→ **Exercise description**
Reproduce the lines of the material exactly, excluding every image.

→ **Information shown**
** begin **

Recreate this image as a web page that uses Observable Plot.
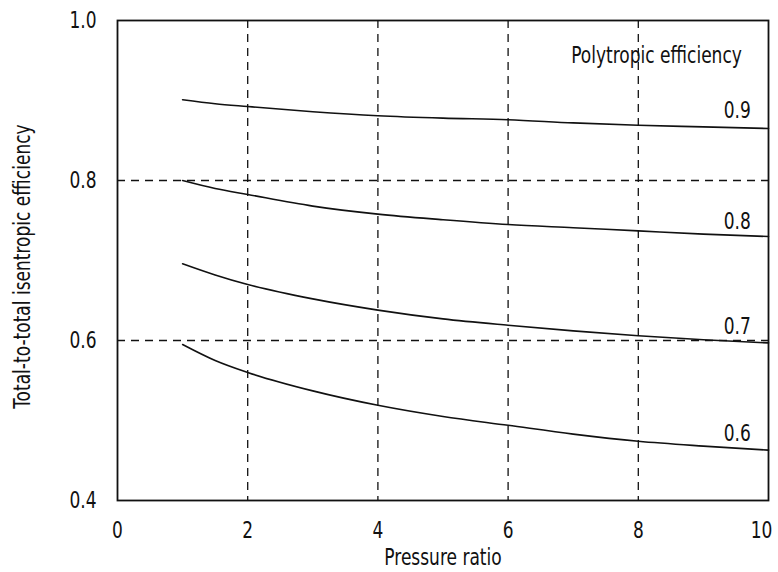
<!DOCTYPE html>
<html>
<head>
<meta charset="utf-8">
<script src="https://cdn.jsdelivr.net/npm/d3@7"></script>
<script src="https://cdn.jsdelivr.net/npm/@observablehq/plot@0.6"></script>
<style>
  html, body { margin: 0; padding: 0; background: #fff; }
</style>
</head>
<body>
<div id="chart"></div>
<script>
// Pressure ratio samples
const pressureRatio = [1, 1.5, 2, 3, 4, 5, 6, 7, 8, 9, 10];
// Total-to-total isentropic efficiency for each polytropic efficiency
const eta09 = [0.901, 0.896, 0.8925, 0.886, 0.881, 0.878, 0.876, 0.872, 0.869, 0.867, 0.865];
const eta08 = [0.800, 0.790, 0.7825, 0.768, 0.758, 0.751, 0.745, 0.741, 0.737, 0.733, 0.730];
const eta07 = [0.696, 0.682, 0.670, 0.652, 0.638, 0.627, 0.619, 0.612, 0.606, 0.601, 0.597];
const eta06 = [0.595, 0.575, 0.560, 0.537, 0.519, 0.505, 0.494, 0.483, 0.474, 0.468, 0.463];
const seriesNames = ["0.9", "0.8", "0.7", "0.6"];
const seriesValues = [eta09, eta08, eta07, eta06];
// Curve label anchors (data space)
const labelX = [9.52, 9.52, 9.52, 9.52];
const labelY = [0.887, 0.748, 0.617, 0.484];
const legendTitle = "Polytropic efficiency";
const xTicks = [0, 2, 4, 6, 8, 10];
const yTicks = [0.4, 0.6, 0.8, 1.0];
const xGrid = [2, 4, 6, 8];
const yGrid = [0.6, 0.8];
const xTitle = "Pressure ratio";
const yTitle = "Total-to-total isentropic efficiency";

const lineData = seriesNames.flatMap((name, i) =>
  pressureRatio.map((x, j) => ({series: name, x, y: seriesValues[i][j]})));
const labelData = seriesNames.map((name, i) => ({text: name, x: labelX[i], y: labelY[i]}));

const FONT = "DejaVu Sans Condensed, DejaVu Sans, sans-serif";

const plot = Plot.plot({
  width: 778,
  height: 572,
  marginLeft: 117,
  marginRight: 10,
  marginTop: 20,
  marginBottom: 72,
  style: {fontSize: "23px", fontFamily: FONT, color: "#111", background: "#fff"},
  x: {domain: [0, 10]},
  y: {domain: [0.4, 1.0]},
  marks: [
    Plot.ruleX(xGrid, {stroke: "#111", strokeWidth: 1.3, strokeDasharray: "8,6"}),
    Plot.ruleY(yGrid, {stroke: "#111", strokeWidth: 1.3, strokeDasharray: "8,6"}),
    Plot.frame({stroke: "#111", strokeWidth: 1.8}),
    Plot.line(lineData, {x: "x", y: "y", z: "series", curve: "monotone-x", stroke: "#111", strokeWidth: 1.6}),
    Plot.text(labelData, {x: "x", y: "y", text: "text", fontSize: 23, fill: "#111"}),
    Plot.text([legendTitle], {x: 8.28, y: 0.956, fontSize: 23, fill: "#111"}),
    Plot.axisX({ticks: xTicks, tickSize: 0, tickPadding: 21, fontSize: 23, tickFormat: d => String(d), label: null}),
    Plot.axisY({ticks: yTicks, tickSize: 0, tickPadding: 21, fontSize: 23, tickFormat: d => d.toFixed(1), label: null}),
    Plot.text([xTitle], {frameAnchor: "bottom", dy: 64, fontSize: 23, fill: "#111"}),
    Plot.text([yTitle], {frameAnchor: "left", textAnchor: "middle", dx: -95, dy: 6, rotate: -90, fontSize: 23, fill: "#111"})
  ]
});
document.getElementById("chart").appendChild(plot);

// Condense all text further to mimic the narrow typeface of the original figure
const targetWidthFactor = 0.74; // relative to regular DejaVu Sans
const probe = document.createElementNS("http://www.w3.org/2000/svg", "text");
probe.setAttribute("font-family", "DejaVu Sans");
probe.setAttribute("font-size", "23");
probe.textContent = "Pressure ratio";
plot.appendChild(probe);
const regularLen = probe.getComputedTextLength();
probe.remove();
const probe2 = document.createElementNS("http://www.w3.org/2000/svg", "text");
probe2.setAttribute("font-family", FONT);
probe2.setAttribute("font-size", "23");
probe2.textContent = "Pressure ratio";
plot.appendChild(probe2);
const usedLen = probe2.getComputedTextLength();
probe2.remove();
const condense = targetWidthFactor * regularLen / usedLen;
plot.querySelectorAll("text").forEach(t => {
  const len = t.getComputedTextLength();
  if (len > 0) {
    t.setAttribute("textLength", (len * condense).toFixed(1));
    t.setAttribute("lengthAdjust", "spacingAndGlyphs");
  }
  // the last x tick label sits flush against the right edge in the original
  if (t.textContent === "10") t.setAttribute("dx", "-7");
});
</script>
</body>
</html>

** end **

→ **Result**
Recreate this image as a web page that uses Observable Plot.
<!DOCTYPE html>
<html>
<head>
<meta charset="utf-8">
<script src="https://cdn.jsdelivr.net/npm/d3@7"></script>
<script src="https://cdn.jsdelivr.net/npm/@observablehq/plot@0.6"></script>
<style>
  html, body { margin: 0; padding: 0; background: #fff; }
</style>
</head>
<body>
<div id="chart"></div>
<script>
// Pressure ratio samples
const pressureRatio = [1, 1.5, 2, 3, 4, 5, 6, 7, 8, 9, 10];
// Total-to-total isentropic efficiency for each polytropic efficiency
const eta09 = [0.901, 0.896, 0.8925, 0.886, 0.881, 0.878, 0.876, 0.872, 0.869, 0.867, 0.865];
const eta08 = [0.800, 0.790, 0.7825, 0.768, 0.758, 0.751, 0.745, 0.741, 0.737, 0.733, 0.730];
const eta07 = [0.696, 0.682, 0.670, 0.652, 0.638, 0.627, 0.619, 0.612, 0.606, 0.601, 0.597];
const eta06 = [0.595, 0.575, 0.560, 0.537, 0.519, 0.505, 0.494, 0.483, 0.474, 0.468, 0.463];
const seriesNames = ["0.9", "0.8", "0.7", "0.6"];
const seriesValues = [eta09, eta08, eta07, eta06];
// Curve label anchors (data space)
const labelX = [9.52, 9.52, 9.52, 9.52];
const labelY = [0.887, 0.748, 0.617, 0.484];
const legendTitle = "Polytropic efficiency";
const xTicks = [0, 2, 4, 6, 8, 10];
const yTicks = [0.4, 0.6, 0.8, 1.0];
const xGrid = [2, 4, 6, 8];
const yGrid = [0.6, 0.8];
const xTitle = "Pressure ratio";
const yTitle = "Total-to-total isentropic efficiency";

const lineData = seriesNames.flatMap((name, i) =>
  pressureRatio.map((x, j) => ({series: name, x, y: seriesValues[i][j]})));
const labelData = seriesNames.map((name, i) => ({text: name, x: labelX[i], y: labelY[i]}));

const FONT = "DejaVu Sans Condensed, DejaVu Sans, sans-serif";

const plot = Plot.plot({
  width: 778,
  height: 572,
  marginLeft: 117,
  marginRight: 10,
  marginTop: 20,
  marginBottom: 72,
  style: {fontSize: "23px", fontFamily: FONT, color: "#111", background: "#fff"},
  x: {domain: [0, 10]},
  y: {domain: [0.4, 1.0]},
  marks: [
    Plot.ruleX(xGrid, {stroke: "#111", strokeWidth: 1.3, strokeDasharray: "8,6"}),
    Plot.ruleY(yGrid, {stroke: "#111", strokeWidth: 1.3, strokeDasharray: "8,6"}),
    Plot.frame({stroke: "#111", strokeWidth: 1.8}),
    Plot.line(lineData, {x: "x", y: "y", z: "series", curve: "monotone-x", stroke: "#111", strokeWidth: 1.6}),
    Plot.text(labelData, {x: "x", y: "y", text: "text", fontSize: 23, fill: "#111"}),
    Plot.text([legendTitle], {x: 8.28, y: 0.956, fontSize: 23, fill: "#111"}),
    Plot.axisX({ticks: xTicks, tickSize: 0, tickPadding: 21, fontSize: 23, tickFormat: d => String(d), label: null}),
    Plot.axisY({ticks: yTicks, tickSize: 0, tickPadding: 21, fontSize: 23, tickFormat: d => d.toFixed(1), label: null}),
    Plot.text([xTitle], {frameAnchor: "bottom", dy: 64, fontSize: 23, fill: "#111"}),
    Plot.text([yTitle], {frameAnchor: "left", textAnchor: "middle", dx: -95, dy: 6, rotate: -90, fontSize: 23, fill: "#111"})
  ]
});
document.getElementById("chart").appendChild(plot);

// Condense all text further to mimic the narrow typeface of the original figure
const targetWidthFactor = 0.74; // relative to regular DejaVu Sans
const probe = document.createElementNS("http://www.w3.org/2000/svg", "text");
probe.setAttribute("font-family", "DejaVu Sans");
probe.setAttribute("font-size", "23");
probe.textContent = "Pressure ratio";
plot.appendChild(probe);
const regularLen = probe.getComputedTextLength();
probe.remove();
const probe2 = document.createElementNS("http://www.w3.org/2000/svg", "text");
probe2.setAttribute("font-family", FONT);
probe2.setAttribute("font-size", "23");
probe2.textContent = "Pressure ratio";
plot.appendChild(probe2);
const usedLen = probe2.getComputedTextLength();
probe2.remove();
const condense = targetWidthFactor * regularLen / usedLen;
plot.querySelectorAll("text").forEach(t => {
  const len = t.getComputedTextLength();
  if (len > 0) {
    t.setAttribute("textLength", (len * condense).toFixed(1));
    t.setAttribute("lengthAdjust", "spacingAndGlyphs");
  }
  // the last x tick label sits flush against the right edge in the original
  if (t.textContent === "10") t.setAttribute("dx", "-7");
});
</script>
</body>
</html>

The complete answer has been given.